◆ TASK TO CARRY OUT ◆
Copy the lines of the data below exactly, starting at the first and stopping after the line that contains "vay/ VCSH (RHS)</div>"; include no pictures.

-- GIVEN MATERIAL start --

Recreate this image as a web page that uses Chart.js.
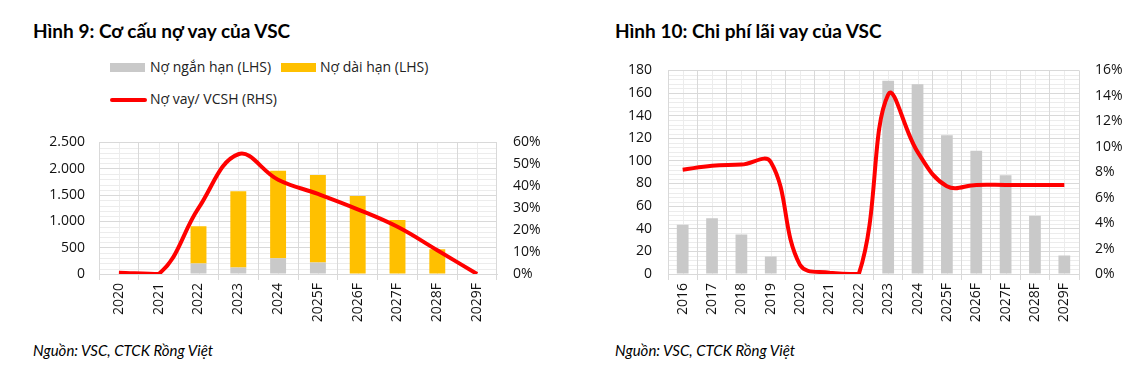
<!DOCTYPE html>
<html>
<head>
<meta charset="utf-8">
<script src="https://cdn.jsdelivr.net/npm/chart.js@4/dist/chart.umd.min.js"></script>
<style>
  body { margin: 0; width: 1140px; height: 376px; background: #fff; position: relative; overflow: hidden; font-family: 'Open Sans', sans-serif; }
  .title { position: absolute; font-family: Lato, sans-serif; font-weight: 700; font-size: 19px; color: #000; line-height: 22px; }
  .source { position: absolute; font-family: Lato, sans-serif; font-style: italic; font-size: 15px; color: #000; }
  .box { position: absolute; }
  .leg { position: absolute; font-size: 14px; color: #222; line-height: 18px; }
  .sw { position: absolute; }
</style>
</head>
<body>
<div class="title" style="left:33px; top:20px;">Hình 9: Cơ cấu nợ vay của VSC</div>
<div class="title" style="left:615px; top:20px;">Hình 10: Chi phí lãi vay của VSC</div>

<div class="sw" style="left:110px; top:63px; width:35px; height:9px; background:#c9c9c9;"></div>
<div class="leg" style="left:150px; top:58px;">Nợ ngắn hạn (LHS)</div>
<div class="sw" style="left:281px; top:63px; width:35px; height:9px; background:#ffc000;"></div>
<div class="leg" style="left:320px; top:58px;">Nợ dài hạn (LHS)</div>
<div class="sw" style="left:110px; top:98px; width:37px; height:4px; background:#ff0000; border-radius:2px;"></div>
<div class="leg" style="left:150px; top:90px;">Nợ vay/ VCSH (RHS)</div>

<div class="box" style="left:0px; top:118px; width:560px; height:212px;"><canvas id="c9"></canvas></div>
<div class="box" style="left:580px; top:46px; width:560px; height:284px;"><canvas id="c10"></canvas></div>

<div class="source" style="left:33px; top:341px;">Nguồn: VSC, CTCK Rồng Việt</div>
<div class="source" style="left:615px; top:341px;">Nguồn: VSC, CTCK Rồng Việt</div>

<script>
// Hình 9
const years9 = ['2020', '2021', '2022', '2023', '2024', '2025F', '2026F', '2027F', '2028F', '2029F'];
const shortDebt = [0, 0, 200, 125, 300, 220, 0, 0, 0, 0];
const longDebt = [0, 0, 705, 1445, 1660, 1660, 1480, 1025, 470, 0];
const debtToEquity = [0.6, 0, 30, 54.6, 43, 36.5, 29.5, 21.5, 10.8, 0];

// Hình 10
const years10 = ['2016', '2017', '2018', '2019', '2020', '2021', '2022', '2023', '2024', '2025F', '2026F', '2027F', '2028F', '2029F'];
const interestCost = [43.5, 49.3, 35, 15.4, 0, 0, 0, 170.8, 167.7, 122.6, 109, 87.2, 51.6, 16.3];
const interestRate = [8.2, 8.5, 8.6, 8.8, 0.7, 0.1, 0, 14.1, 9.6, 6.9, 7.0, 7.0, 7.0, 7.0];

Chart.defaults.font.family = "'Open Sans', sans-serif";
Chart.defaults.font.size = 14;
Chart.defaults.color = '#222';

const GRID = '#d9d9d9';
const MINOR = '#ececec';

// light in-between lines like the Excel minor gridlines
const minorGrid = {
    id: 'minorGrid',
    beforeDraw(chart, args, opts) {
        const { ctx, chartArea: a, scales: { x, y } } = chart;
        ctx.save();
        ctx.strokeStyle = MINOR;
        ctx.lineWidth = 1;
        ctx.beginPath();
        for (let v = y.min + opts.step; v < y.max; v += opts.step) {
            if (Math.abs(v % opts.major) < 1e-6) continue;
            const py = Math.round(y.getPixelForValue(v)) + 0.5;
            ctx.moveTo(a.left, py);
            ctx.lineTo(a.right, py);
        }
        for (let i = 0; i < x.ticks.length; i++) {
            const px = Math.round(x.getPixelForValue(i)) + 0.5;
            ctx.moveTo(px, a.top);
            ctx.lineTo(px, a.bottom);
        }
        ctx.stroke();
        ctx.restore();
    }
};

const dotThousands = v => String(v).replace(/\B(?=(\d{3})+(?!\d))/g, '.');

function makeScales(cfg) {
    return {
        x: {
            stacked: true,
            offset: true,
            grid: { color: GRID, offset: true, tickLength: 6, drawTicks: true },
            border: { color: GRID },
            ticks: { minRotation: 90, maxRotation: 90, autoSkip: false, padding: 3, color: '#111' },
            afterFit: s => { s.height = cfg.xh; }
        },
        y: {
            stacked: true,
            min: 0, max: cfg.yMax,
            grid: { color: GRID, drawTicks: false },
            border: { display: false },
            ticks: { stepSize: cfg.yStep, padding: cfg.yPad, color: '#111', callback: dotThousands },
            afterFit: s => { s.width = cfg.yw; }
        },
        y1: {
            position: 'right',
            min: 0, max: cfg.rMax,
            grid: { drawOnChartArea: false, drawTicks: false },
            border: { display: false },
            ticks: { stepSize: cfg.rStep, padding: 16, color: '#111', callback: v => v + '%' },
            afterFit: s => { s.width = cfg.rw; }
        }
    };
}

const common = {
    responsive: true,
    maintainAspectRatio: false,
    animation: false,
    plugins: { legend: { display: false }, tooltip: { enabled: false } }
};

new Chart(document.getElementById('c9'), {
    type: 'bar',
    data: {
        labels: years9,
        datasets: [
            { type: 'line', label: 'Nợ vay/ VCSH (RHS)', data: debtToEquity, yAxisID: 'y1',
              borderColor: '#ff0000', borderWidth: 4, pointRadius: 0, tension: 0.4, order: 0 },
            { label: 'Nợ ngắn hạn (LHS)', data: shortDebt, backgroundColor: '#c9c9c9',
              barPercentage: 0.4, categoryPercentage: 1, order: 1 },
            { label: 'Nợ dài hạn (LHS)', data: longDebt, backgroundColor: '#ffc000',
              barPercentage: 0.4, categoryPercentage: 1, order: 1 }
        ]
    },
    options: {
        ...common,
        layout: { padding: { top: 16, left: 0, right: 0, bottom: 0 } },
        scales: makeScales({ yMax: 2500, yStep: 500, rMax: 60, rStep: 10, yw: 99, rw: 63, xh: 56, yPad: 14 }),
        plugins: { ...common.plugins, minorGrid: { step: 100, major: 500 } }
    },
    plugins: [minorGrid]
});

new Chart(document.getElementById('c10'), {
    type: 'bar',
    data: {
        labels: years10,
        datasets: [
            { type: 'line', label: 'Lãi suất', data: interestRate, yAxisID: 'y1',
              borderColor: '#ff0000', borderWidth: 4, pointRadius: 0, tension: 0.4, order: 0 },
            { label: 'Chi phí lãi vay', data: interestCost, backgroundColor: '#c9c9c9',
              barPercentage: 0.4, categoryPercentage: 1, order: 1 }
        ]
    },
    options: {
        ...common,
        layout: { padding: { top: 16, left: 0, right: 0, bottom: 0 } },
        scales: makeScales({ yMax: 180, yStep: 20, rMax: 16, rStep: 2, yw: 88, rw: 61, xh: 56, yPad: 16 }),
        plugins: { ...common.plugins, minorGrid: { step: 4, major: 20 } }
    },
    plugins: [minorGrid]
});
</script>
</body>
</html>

-- GIVEN MATERIAL end --

◆ TASK OUTPUT ◆
Recreate this image as a web page that uses Chart.js.
<!DOCTYPE html>
<html>
<head>
<meta charset="utf-8">
<script src="https://cdn.jsdelivr.net/npm/chart.js@4/dist/chart.umd.min.js"></script>
<style>
  body { margin: 0; width: 1140px; height: 376px; background: #fff; position: relative; overflow: hidden; font-family: 'Open Sans', sans-serif; }
  .title { position: absolute; font-family: Lato, sans-serif; font-weight: 700; font-size: 19px; color: #000; line-height: 22px; }
  .source { position: absolute; font-family: Lato, sans-serif; font-style: italic; font-size: 15px; color: #000; }
  .box { position: absolute; }
  .leg { position: absolute; font-size: 14px; color: #222; line-height: 18px; }
  .sw { position: absolute; }
</style>
</head>
<body>
<div class="title" style="left:33px; top:20px;">Hình 9: Cơ cấu nợ vay của VSC</div>
<div class="title" style="left:615px; top:20px;">Hình 10: Chi phí lãi vay của VSC</div>

<div class="sw" style="left:110px; top:63px; width:35px; height:9px; background:#c9c9c9;"></div>
<div class="leg" style="left:150px; top:58px;">Nợ ngắn hạn (LHS)</div>
<div class="sw" style="left:281px; top:63px; width:35px; height:9px; background:#ffc000;"></div>
<div class="leg" style="left:320px; top:58px;">Nợ dài hạn (LHS)</div>
<div class="sw" style="left:110px; top:98px; width:37px; height:4px; background:#ff0000; border-radius:2px;"></div>
<div class="leg" style="left:150px; top:90px;">Nợ vay/ VCSH (RHS)</div>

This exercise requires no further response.